社会に一番のインパクトを与えるのは、やはりエプソンのDNA「省・小・精」の技術が詰まった製品自体にあります。“無駄を省き、より小さく、より精緻にする”という考え方は、まさにサステナブルで今後も求められていくでしょう。これにより、「人と地球を豊かに彩る」ことをエプソンの志としています。代表的な製品は、エプソンのインクジェット技術を応用したオフィスプリンター「スマートチャージ」。レーザープリンターと比べて省電力性能で、CO2排出量を47%以上削減※3します。ほかにも水を使わず※4に繊維素材を高付加なものに価値変換する「ドライファイバーテクノロジー」や独自のディスクドライブシステムにより小型化と高効率の射出成形を実現した「小型射出成形機」などがあります。これらの技術をあらゆる業界との「共創」を経て、発展・拡大させていくことが、社会全体の環境保全につながると考えています。

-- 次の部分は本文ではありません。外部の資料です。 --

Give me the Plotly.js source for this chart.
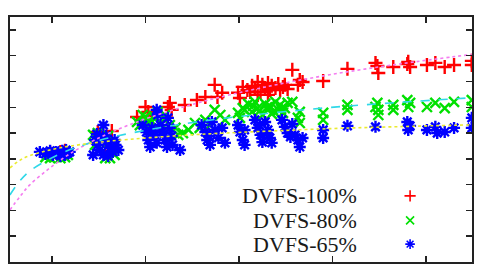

※3:エプソンのスマートチャージ対応A3複合機各機種のTEC値とENERGY STAR® 画像機器基準Version3.0にて定められたTEC基準値で比較した場合の削減比率。(<LX>シリーズは60ppm機、<LM>シリーズは40ppm機、<PX>シリーズは24ppm機のTEC基準値と比較)
※4:適度な湿度が必要です。

「共創」による多様な業界への影響は?

(写真左:桐原/写真右:地球環境戦略推進室 副室長 木村 勝己)

たとえば、環境負荷が大きいと言われるファッション業界。インクジェット技術が注目を集めており、2022年7月にフランスのパリで開催されたパリオートクチュールコレクションにおいて、ファッションデザイナー「YUIMA NAKAZATO」の制作サポーターとして参画し、2022年10月にはファッション業界の変革を目指すパートナーシップを締結しました。ほかにも、東大発スタートアップ企業エレファンテック株式会社と業務提携を結び、フレキシブル基板分野でもエプソンのインクジェット技術が活躍。従来の製造過程よりも材料・廃棄物などの環境負荷を低減し、製造コスト・リードタイムの削減を実現しています。このように、エプソンの技術は大きな可能性を秘めており、さまざまな業界で産業構造の革新を巻き起こしていけると信じています。

Message

わたしは地元が長野県松本市なのですが、大人になってからスノーボードに夢中になり、長野県の魅力に改めて気づきました。仕事を終えて、一歩外に出たときに自然豊かな環境が当たり前にある場所は贅沢です。休日に、自然に触れてしっかりリフレッシュできると、仕事への意欲や新しい発想も沸いてきます。自然あふれる環境にいながら、世界を舞台に創造と挑戦ができる場所です。